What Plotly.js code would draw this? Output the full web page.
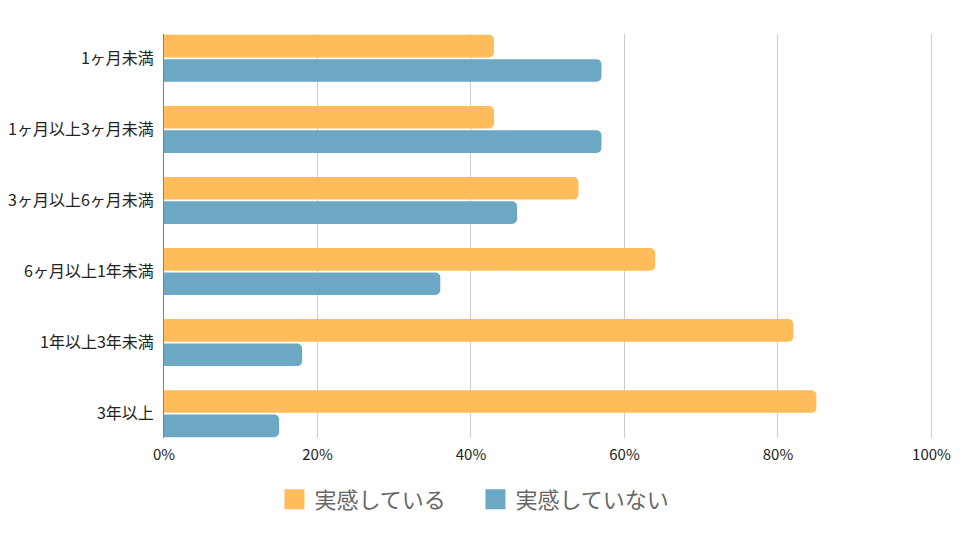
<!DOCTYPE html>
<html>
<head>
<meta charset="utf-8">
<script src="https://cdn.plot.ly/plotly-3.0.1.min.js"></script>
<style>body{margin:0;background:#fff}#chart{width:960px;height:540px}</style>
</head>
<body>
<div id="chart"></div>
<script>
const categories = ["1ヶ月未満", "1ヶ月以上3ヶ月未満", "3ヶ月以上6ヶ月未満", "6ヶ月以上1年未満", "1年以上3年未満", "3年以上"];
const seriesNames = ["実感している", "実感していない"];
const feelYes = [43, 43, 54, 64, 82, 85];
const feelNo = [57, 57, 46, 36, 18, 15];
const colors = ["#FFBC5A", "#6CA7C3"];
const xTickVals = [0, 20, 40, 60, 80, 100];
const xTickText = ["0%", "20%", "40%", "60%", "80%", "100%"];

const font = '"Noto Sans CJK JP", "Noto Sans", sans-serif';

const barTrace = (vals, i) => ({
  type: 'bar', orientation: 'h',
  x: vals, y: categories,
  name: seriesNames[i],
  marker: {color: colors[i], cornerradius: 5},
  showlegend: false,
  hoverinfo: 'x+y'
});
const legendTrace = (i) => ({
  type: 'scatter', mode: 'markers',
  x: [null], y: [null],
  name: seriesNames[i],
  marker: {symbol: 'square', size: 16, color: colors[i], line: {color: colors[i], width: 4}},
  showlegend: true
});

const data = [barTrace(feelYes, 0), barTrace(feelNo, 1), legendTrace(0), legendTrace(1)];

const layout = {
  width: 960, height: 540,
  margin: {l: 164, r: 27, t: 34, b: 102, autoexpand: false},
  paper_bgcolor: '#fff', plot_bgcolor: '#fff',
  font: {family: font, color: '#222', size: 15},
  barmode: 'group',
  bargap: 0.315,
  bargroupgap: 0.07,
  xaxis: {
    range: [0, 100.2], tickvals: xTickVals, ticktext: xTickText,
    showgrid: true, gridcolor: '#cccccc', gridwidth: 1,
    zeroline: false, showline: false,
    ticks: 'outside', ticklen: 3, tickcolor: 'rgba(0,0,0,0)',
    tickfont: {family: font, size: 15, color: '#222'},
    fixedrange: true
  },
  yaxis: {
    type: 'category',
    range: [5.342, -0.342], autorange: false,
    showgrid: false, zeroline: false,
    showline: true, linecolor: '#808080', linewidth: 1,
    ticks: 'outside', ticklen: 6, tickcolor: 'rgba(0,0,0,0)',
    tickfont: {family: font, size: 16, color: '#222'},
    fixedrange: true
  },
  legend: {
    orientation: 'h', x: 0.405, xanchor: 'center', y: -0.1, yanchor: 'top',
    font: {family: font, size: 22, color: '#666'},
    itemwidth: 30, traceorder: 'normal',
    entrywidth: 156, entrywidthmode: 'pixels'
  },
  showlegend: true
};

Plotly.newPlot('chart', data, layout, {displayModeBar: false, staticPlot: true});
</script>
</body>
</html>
════════════════
The listing above must be printed again exactly, minus its pictures.

▶ [Exercise result]
What Plotly.js code would draw this? Output the full web page.
<!DOCTYPE html>
<html>
<head>
<meta charset="utf-8">
<script src="https://cdn.plot.ly/plotly-3.0.1.min.js"></script>
<style>body{margin:0;background:#fff}#chart{width:960px;height:540px}</style>
</head>
<body>
<div id="chart"></div>
<script>
const categories = ["1ヶ月未満", "1ヶ月以上3ヶ月未満", "3ヶ月以上6ヶ月未満", "6ヶ月以上1年未満", "1年以上3年未満", "3年以上"];
const seriesNames = ["実感している", "実感していない"];
const feelYes = [43, 43, 54, 64, 82, 85];
const feelNo = [57, 57, 46, 36, 18, 15];
const colors = ["#FFBC5A", "#6CA7C3"];
const xTickVals = [0, 20, 40, 60, 80, 100];
const xTickText = ["0%", "20%", "40%", "60%", "80%", "100%"];

const font = '"Noto Sans CJK JP", "Noto Sans", sans-serif';

const barTrace = (vals, i) => ({
  type: 'bar', orientation: 'h',
  x: vals, y: categories,
  name: seriesNames[i],
  marker: {color: colors[i], cornerradius: 5},
  showlegend: false,
  hoverinfo: 'x+y'
});
const legendTrace = (i) => ({
  type: 'scatter', mode: 'markers',
  x: [null], y: [null],
  name: seriesNames[i],
  marker: {symbol: 'square', size: 16, color: colors[i], line: {color: colors[i], width: 4}},
  showlegend: true
});

const data = [barTrace(feelYes, 0), barTrace(feelNo, 1), legendTrace(0), legendTrace(1)];

const layout = {
  width: 960, height: 540,
  margin: {l: 164, r: 27, t: 34, b: 102, autoexpand: false},
  paper_bgcolor: '#fff', plot_bgcolor: '#fff',
  font: {family: font, color: '#222', size: 15},
  barmode: 'group',
  bargap: 0.315,
  bargroupgap: 0.07,
  xaxis: {
    range: [0, 100.2], tickvals: xTickVals, ticktext: xTickText,
    showgrid: true, gridcolor: '#cccccc', gridwidth: 1,
    zeroline: false, showline: false,
    ticks: 'outside', ticklen: 3, tickcolor: 'rgba(0,0,0,0)',
    tickfont: {family: font, size: 15, color: '#222'},
    fixedrange: true
  },
  yaxis: {
    type: 'category',
    range: [5.342, -0.342], autorange: false,
    showgrid: false, zeroline: false,
    showline: true, linecolor: '#808080', linewidth: 1,
    ticks: 'outside', ticklen: 6, tickcolor: 'rgba(0,0,0,0)',
    tickfont: {family: font, size: 16, color: '#222'},
    fixedrange: true
  },
  legend: {
    orientation: 'h', x: 0.405, xanchor: 'center', y: -0.1, yanchor: 'top',
    font: {family: font, size: 22, color: '#666'},
    itemwidth: 30, traceorder: 'normal',
    entrywidth: 156, entrywidthmode: 'pixels'
  },
  showlegend: true
};

Plotly.newPlot('chart', data, layout, {displayModeBar: false, staticPlot: true});
</script>
</body>
</html>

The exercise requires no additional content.